(Stored records)

**********

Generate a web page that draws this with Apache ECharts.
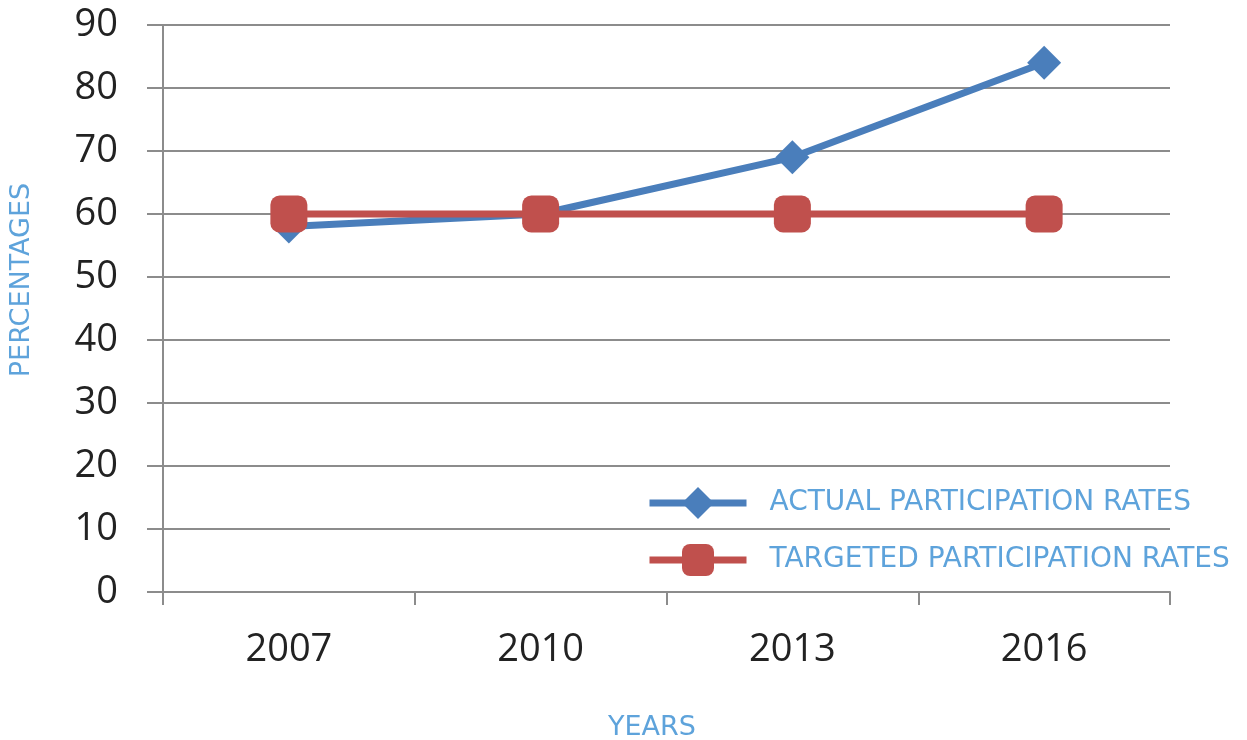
<!DOCTYPE html>
<html>
<head>
<meta charset="utf-8">
<script src="https://cdn.jsdelivr.net/npm/echarts@6/dist/echarts.min.js"></script>
<style>
  html, body { margin: 0; padding: 0; background: #fff; }
  #chart { width: 1247px; height: 740px; }
</style>
</head>
<body>
<div id="chart"></div>
<script>
const years = ['2007', '2010', '2013', '2016'];
const actualRates = [58, 60, 69, 84];
const targetedRates = [60, 60, 60, 60];

const blue = '#4a7ebb';
const red = '#c0504d';
const nameColor = '#5ea3db';
const gridGray = '#8c8c8c';

const chart = echarts.init(document.getElementById('chart'));

const option = {
  backgroundColor: '#fff',
  animation: false,
  grid: {
    left: 163,
    right: 77,
    top: 25,
    bottom: 148,
    containLabel: false,
    outerBoundsMode: 'none'
  },
  graphic: [
    {
      type: 'text',
      x: 22,
      y: 280,
      rotation: Math.PI / 2,
      style: {
        text: 'PERCENTAGES',
        fill: nameColor,
        fontFamily: 'DejaVu Sans',
        fontSize: 27,
        align: 'center',
        verticalAlign: 'middle'
      }
    },
    {
      type: 'text',
      x: 652,
      y: 728,
      style: {
        text: 'YEARS',
        fill: nameColor,
        fontFamily: 'DejaVu Sans',
        fontSize: 27,
        align: 'center',
        verticalAlign: 'middle'
      }
    }
  ],
  legend: {
    orient: 'vertical',
    left: 641,
    top: 482,
    itemWidth: 97,
    itemHeight: 40,
    itemGap: 25,
    lineStyle: { width: 7 },
    textStyle: {
      color: nameColor,
      fontFamily: 'DejaVu Sans',
      fontSize: 28,
      padding: [0, 0, 0, 18]
    },
    data: ['ACTUAL PARTICIPATION RATES', 'TARGETED PARTICIPATION RATES']
  },
  xAxis: {
    type: 'category',
    data: years,
    boundaryGap: true,
    axisLine: { lineStyle: { color: gridGray, width: 2 } },
    axisTick: { show: true, length: 13, lineStyle: { color: gridGray, width: 2 } },
    axisLabel: {
      color: '#222',
      fontFamily: 'Open Sans',
      fontSize: 38,
      margin: 39
    }
  },
  yAxis: {
    type: 'value',
    min: 0,
    max: 90,
    interval: 10,
    axisLine: { show: true, lineStyle: { color: gridGray, width: 2 } },
    axisTick: { show: true, length: 16, lineStyle: { color: gridGray, width: 2 } },
    axisLabel: {
      color: '#222',
      fontFamily: 'Open Sans',
      fontSize: 38,
      margin: 45
    },
    splitLine: { lineStyle: { color: gridGray, width: 2 } }
  },
  series: [
    {
      name: 'ACTUAL PARTICIPATION RATES',
      type: 'line',
      data: actualRates,
      symbol: 'diamond',
      symbolSize: 34,
      lineStyle: { color: blue, width: 7 },
      itemStyle: { color: blue }
    },
    {
      name: 'TARGETED PARTICIPATION RATES',
      type: 'line',
      data: targetedRates,
      symbol: 'roundRect',
      symbolSize: 37,
      lineStyle: { color: red, width: 7 },
      itemStyle: { color: red, borderRadius: 2 }
    }
  ]
};

chart.setOption(option);
</script>
</body>
</html>
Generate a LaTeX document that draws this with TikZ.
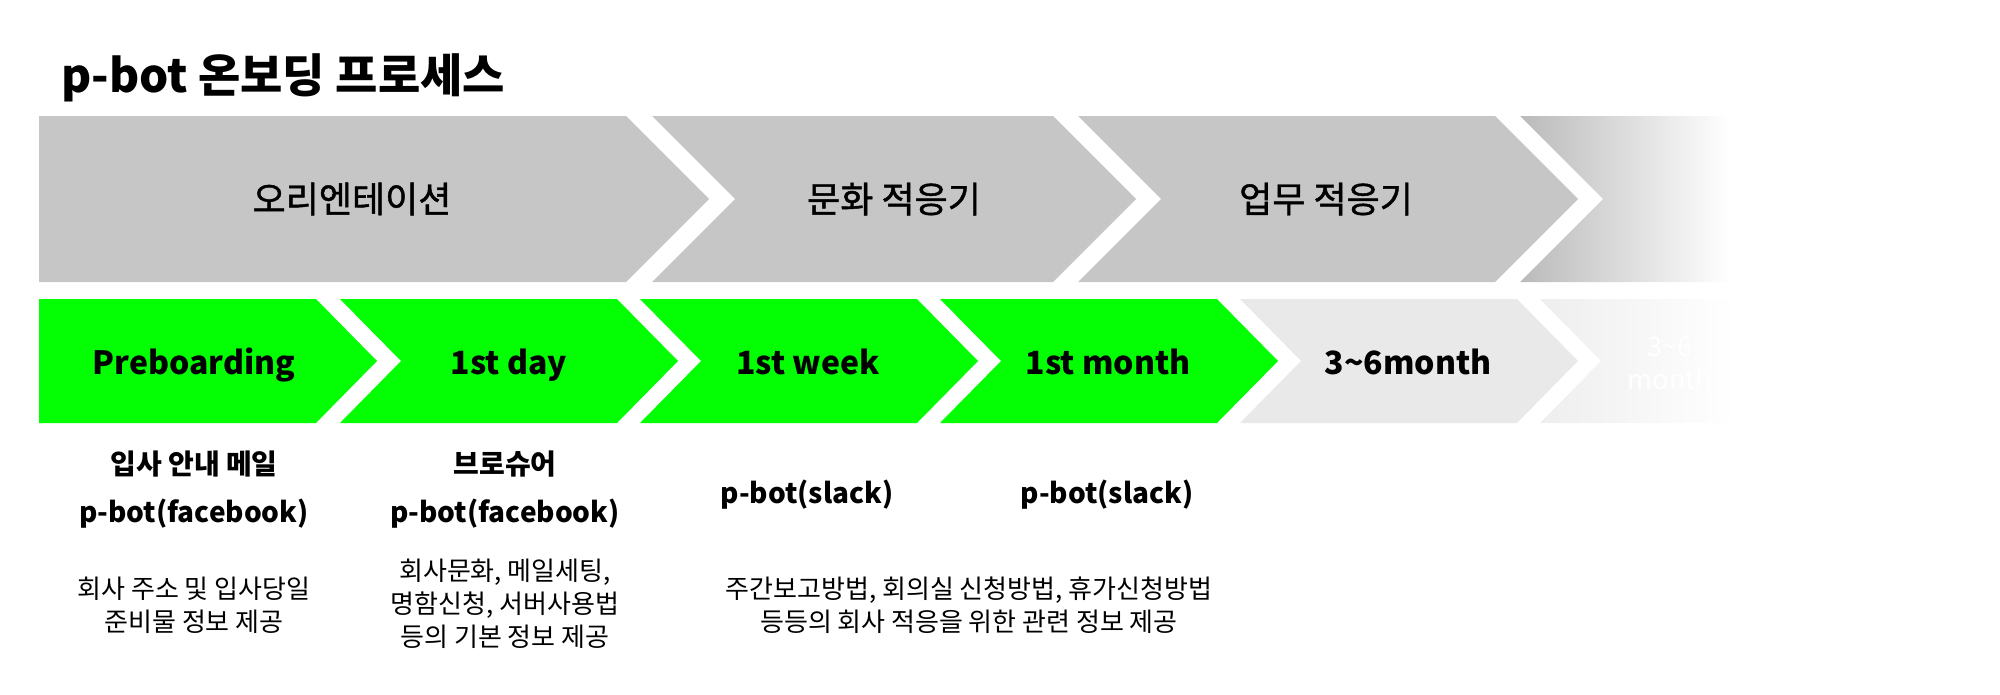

**********

Retype all entries exactly as they appear, dropping the images.

Generate a web page that draws this with Apache ECharts.
<!DOCTYPE html>
<html>
<head>
<meta charset="utf-8">
<script src="https://cdn.jsdelivr.net/npm/echarts@6/dist/echarts.min.js"></script>
<style>
  html, body { margin: 0; padding: 0; background: #fff; }
  #chart { width: 1247px; height: 740px; }
</style>
</head>
<body>
<div id="chart"></div>
<script>
const years = ['2007', '2010', '2013', '2016'];
const actualRates = [58, 60, 69, 84];
const targetedRates = [60, 60, 60, 60];

const blue = '#4a7ebb';
const red = '#c0504d';
const nameColor = '#5ea3db';
const gridGray = '#8c8c8c';

const chart = echarts.init(document.getElementById('chart'));

const option = {
  backgroundColor: '#fff',
  animation: false,
  grid: {
    left: 163,
    right: 77,
    top: 25,
    bottom: 148,
    containLabel: false,
    outerBoundsMode: 'none'
  },
  graphic: [
    {
      type: 'text',
      x: 22,
      y: 280,
      rotation: Math.PI / 2,
      style: {
        text: 'PERCENTAGES',
        fill: nameColor,
        fontFamily: 'DejaVu Sans',
        fontSize: 27,
        align: 'center',
        verticalAlign: 'middle'
      }
    },
    {
      type: 'text',
      x: 652,
      y: 728,
      style: {
        text: 'YEARS',
        fill: nameColor,
        fontFamily: 'DejaVu Sans',
        fontSize: 27,
        align: 'center',
        verticalAlign: 'middle'
      }
    }
  ],
  legend: {
    orient: 'vertical',
    left: 641,
    top: 482,
    itemWidth: 97,
    itemHeight: 40,
    itemGap: 25,
    lineStyle: { width: 7 },
    textStyle: {
      color: nameColor,
      fontFamily: 'DejaVu Sans',
      fontSize: 28,
      padding: [0, 0, 0, 18]
    },
    data: ['ACTUAL PARTICIPATION RATES', 'TARGETED PARTICIPATION RATES']
  },
  xAxis: {
    type: 'category',
    data: years,
    boundaryGap: true,
    axisLine: { lineStyle: { color: gridGray, width: 2 } },
    axisTick: { show: true, length: 13, lineStyle: { color: gridGray, width: 2 } },
    axisLabel: {
      color: '#222',
      fontFamily: 'Open Sans',
      fontSize: 38,
      margin: 39
    }
  },
  yAxis: {
    type: 'value',
    min: 0,
    max: 90,
    interval: 10,
    axisLine: { show: true, lineStyle: { color: gridGray, width: 2 } },
    axisTick: { show: true, length: 16, lineStyle: { color: gridGray, width: 2 } },
    axisLabel: {
      color: '#222',
      fontFamily: 'Open Sans',
      fontSize: 38,
      margin: 45
    },
    splitLine: { lineStyle: { color: gridGray, width: 2 } }
  },
  series: [
    {
      name: 'ACTUAL PARTICIPATION RATES',
      type: 'line',
      data: actualRates,
      symbol: 'diamond',
      symbolSize: 34,
      lineStyle: { color: blue, width: 7 },
      itemStyle: { color: blue }
    },
    {
      name: 'TARGETED PARTICIPATION RATES',
      type: 'line',
      data: targetedRates,
      symbol: 'roundRect',
      symbolSize: 37,
      lineStyle: { color: red, width: 7 },
      itemStyle: { color: red, borderRadius: 2 }
    }
  ]
};

chart.setOption(option);
</script>
</body>
</html>
Generate a LaTeX document that draws this with TikZ.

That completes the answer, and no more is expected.